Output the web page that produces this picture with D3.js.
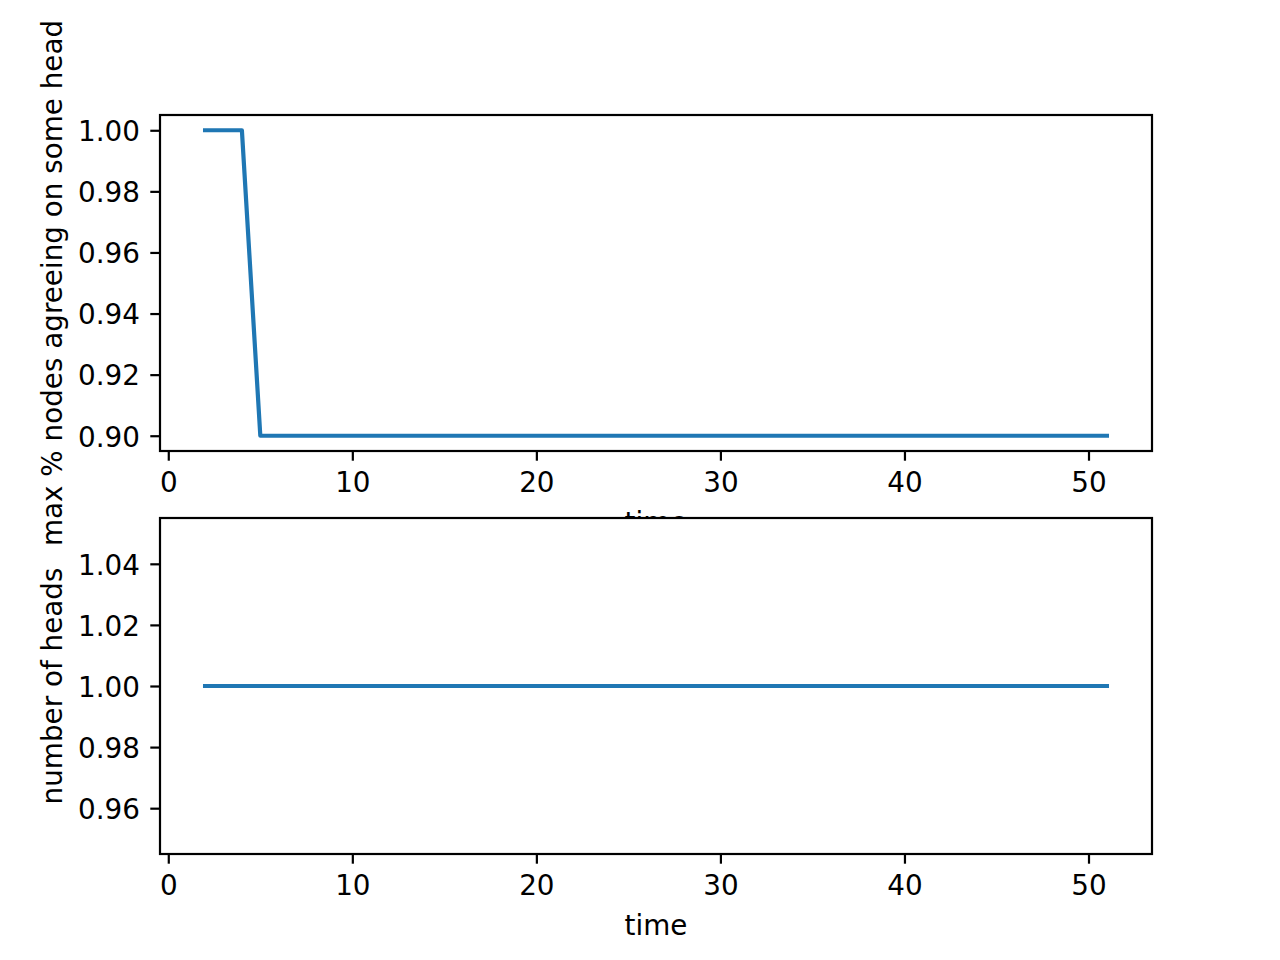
<!DOCTYPE html>
<html>
<head>
<meta charset="utf-8">
<script src="https://cdn.jsdelivr.net/npm/d3@7"></script>
<style>
  html, body { margin: 0; padding: 0; background: #fff; }
  svg { display: block; }
  text { font-family: "DejaVu Sans", sans-serif; }
</style>
</head>
<body>
<svg id="chart" width="1280" height="960"></svg>
<script>
// ---- data ----
const time = [2,3,4,5,6,7,8,9,10,11,12,13,14,15,16,17,18,19,20,21,22,23,24,25,26,27,28,29,30,31,32,33,34,35,36,37,38,39,40,41,42,43,44,45,46,47,48,49,50,51];
const maxAgree = [1.0,1.0,1.0,0.9,0.9,0.9,0.9,0.9,0.9,0.9,0.9,0.9,0.9,0.9,0.9,0.9,0.9,0.9,0.9,0.9,0.9,0.9,0.9,0.9,0.9,0.9,0.9,0.9,0.9,0.9,0.9,0.9,0.9,0.9,0.9,0.9,0.9,0.9,0.9,0.9,0.9,0.9,0.9,0.9,0.9,0.9,0.9,0.9,0.9,0.9];
const numHeads = [1,1,1,1,1,1,1,1,1,1,1,1,1,1,1,1,1,1,1,1,1,1,1,1,1,1,1,1,1,1,1,1,1,1,1,1,1,1,1,1,1,1,1,1,1,1,1,1,1,1];
const xTicks = [0,10,20,30,40,50];
const yTicksTop = [0.90,0.92,0.94,0.96,0.98,1.00];
const yTicksBottom = [0.96,0.98,1.00,1.02,1.04];
const xLabel = "time";
const yLabelTop = "max % nodes agreeing on some head";
const yLabelBottom = "number of heads";

// ---- layout ----
const svg = d3.select("#chart");
const L = 160, R = 1152;
const panels = [
  {top: 115, bottom: 451, y: maxAgree, ydom: [0.895, 1.005], yticks: yTicksTop, ylabel: yLabelTop},
  {top: 518, bottom: 854, y: numHeads, ydom: [0.945, 1.055], yticks: yTicksBottom, ylabel: yLabelBottom}
];
const FS = 27.8;
const color = "#1f77b4";
const x = d3.scaleLinear().domain([-0.45, 53.45]).range([L, R]);

panels.forEach((p, i) => {
  const g = svg.append("g");
  // white axes background (covers previous panel's xlabel)
  g.append("rect").attr("x", L).attr("y", p.top).attr("width", R - L).attr("height", p.bottom - p.top).attr("fill", "#fff");
  const y = d3.scaleLinear().domain(p.ydom).range([p.bottom, p.top]);

  // line
  const line = d3.line().x((d, j) => x(time[j])).y(d => y(d));
  g.append("path").datum(p.y).attr("d", line)
    .attr("fill", "none").attr("stroke", color).attr("stroke-width", 4.2)
    .attr("stroke-linejoin", "round").attr("stroke-linecap", "square");

  // x axis
  const xa = g.append("g").attr("transform", `translate(0,${p.bottom})`)
    .call(d3.axisBottom(x).tickValues(xTicks).tickFormat(d3.format("d")).tickSize(9.7).tickSizeOuter(0).tickPadding(11.6));
  // y axis
  const ya = g.append("g").attr("transform", `translate(${L},0)`)
    .call(d3.axisLeft(y).tickValues(p.yticks).tickFormat(d3.format(".2f")).tickSize(9.7).tickSizeOuter(0).tickPadding(10.3));
  [xa, ya].forEach(a => {
    a.select(".domain").remove();
    a.selectAll(".tick line").attr("stroke", "#000").attr("stroke-width", 2.2);
    a.selectAll(".tick text").attr("fill", "#000").style("font-size", FS + "px").style("font-family", "'DejaVu Sans', sans-serif");
  });
  ya.selectAll(".tick text").attr("dy", "0.37em");

  // spines
  g.append("rect").attr("x", L).attr("y", p.top).attr("width", R - L).attr("height", p.bottom - p.top)
    .attr("fill", "none").attr("stroke", "#000").attr("stroke-width", 2.2);

  // x label
  g.append("text").attr("x", (L + R) / 2).attr("y", p.bottom + 81)
    .attr("text-anchor", "middle").style("font-size", FS + "px").attr("fill", "#000").text(xLabel);
  // y label
  const cy = (p.top + p.bottom) / 2;
  g.append("text").attr("transform", `translate(61.5,${cy}) rotate(-90)`)
    .attr("text-anchor", "middle").style("font-size", FS + "px").attr("fill", "#000").text(p.ylabel);
});
</script>
</body>
</html>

*Written task*: Your copy of the data should match it exactly, except that pictures are left out.

*Reply to the task*:
Output the web page that produces this picture with D3.js.
<!DOCTYPE html>
<html>
<head>
<meta charset="utf-8">
<script src="https://cdn.jsdelivr.net/npm/d3@7"></script>
<style>
  html, body { margin: 0; padding: 0; background: #fff; }
  svg { display: block; }
  text { font-family: "DejaVu Sans", sans-serif; }
</style>
</head>
<body>
<svg id="chart" width="1280" height="960"></svg>
<script>
// ---- data ----
const time = [2,3,4,5,6,7,8,9,10,11,12,13,14,15,16,17,18,19,20,21,22,23,24,25,26,27,28,29,30,31,32,33,34,35,36,37,38,39,40,41,42,43,44,45,46,47,48,49,50,51];
const maxAgree = [1.0,1.0,1.0,0.9,0.9,0.9,0.9,0.9,0.9,0.9,0.9,0.9,0.9,0.9,0.9,0.9,0.9,0.9,0.9,0.9,0.9,0.9,0.9,0.9,0.9,0.9,0.9,0.9,0.9,0.9,0.9,0.9,0.9,0.9,0.9,0.9,0.9,0.9,0.9,0.9,0.9,0.9,0.9,0.9,0.9,0.9,0.9,0.9,0.9,0.9];
const numHeads = [1,1,1,1,1,1,1,1,1,1,1,1,1,1,1,1,1,1,1,1,1,1,1,1,1,1,1,1,1,1,1,1,1,1,1,1,1,1,1,1,1,1,1,1,1,1,1,1,1,1];
const xTicks = [0,10,20,30,40,50];
const yTicksTop = [0.90,0.92,0.94,0.96,0.98,1.00];
const yTicksBottom = [0.96,0.98,1.00,1.02,1.04];
const xLabel = "time";
const yLabelTop = "max % nodes agreeing on some head";
const yLabelBottom = "number of heads";

// ---- layout ----
const svg = d3.select("#chart");
const L = 160, R = 1152;
const panels = [
  {top: 115, bottom: 451, y: maxAgree, ydom: [0.895, 1.005], yticks: yTicksTop, ylabel: yLabelTop},
  {top: 518, bottom: 854, y: numHeads, ydom: [0.945, 1.055], yticks: yTicksBottom, ylabel: yLabelBottom}
];
const FS = 27.8;
const color = "#1f77b4";
const x = d3.scaleLinear().domain([-0.45, 53.45]).range([L, R]);

panels.forEach((p, i) => {
  const g = svg.append("g");
  // white axes background (covers previous panel's xlabel)
  g.append("rect").attr("x", L).attr("y", p.top).attr("width", R - L).attr("height", p.bottom - p.top).attr("fill", "#fff");
  const y = d3.scaleLinear().domain(p.ydom).range([p.bottom, p.top]);

  // line
  const line = d3.line().x((d, j) => x(time[j])).y(d => y(d));
  g.append("path").datum(p.y).attr("d", line)
    .attr("fill", "none").attr("stroke", color).attr("stroke-width", 4.2)
    .attr("stroke-linejoin", "round").attr("stroke-linecap", "square");

  // x axis
  const xa = g.append("g").attr("transform", `translate(0,${p.bottom})`)
    .call(d3.axisBottom(x).tickValues(xTicks).tickFormat(d3.format("d")).tickSize(9.7).tickSizeOuter(0).tickPadding(11.6));
  // y axis
  const ya = g.append("g").attr("transform", `translate(${L},0)`)
    .call(d3.axisLeft(y).tickValues(p.yticks).tickFormat(d3.format(".2f")).tickSize(9.7).tickSizeOuter(0).tickPadding(10.3));
  [xa, ya].forEach(a => {
    a.select(".domain").remove();
    a.selectAll(".tick line").attr("stroke", "#000").attr("stroke-width", 2.2);
    a.selectAll(".tick text").attr("fill", "#000").style("font-size", FS + "px").style("font-family", "'DejaVu Sans', sans-serif");
  });
  ya.selectAll(".tick text").attr("dy", "0.37em");

  // spines
  g.append("rect").attr("x", L).attr("y", p.top).attr("width", R - L).attr("height", p.bottom - p.top)
    .attr("fill", "none").attr("stroke", "#000").attr("stroke-width", 2.2);

  // x label
  g.append("text").attr("x", (L + R) / 2).attr("y", p.bottom + 81)
    .attr("text-anchor", "middle").style("font-size", FS + "px").attr("fill", "#000").text(xLabel);
  // y label
  const cy = (p.top + p.bottom) / 2;
  g.append("text").attr("transform", `translate(61.5,${cy}) rotate(-90)`)
    .attr("text-anchor", "middle").style("font-size", FS + "px").attr("fill", "#000").text(p.ylabel);
});
</script>
</body>
</html>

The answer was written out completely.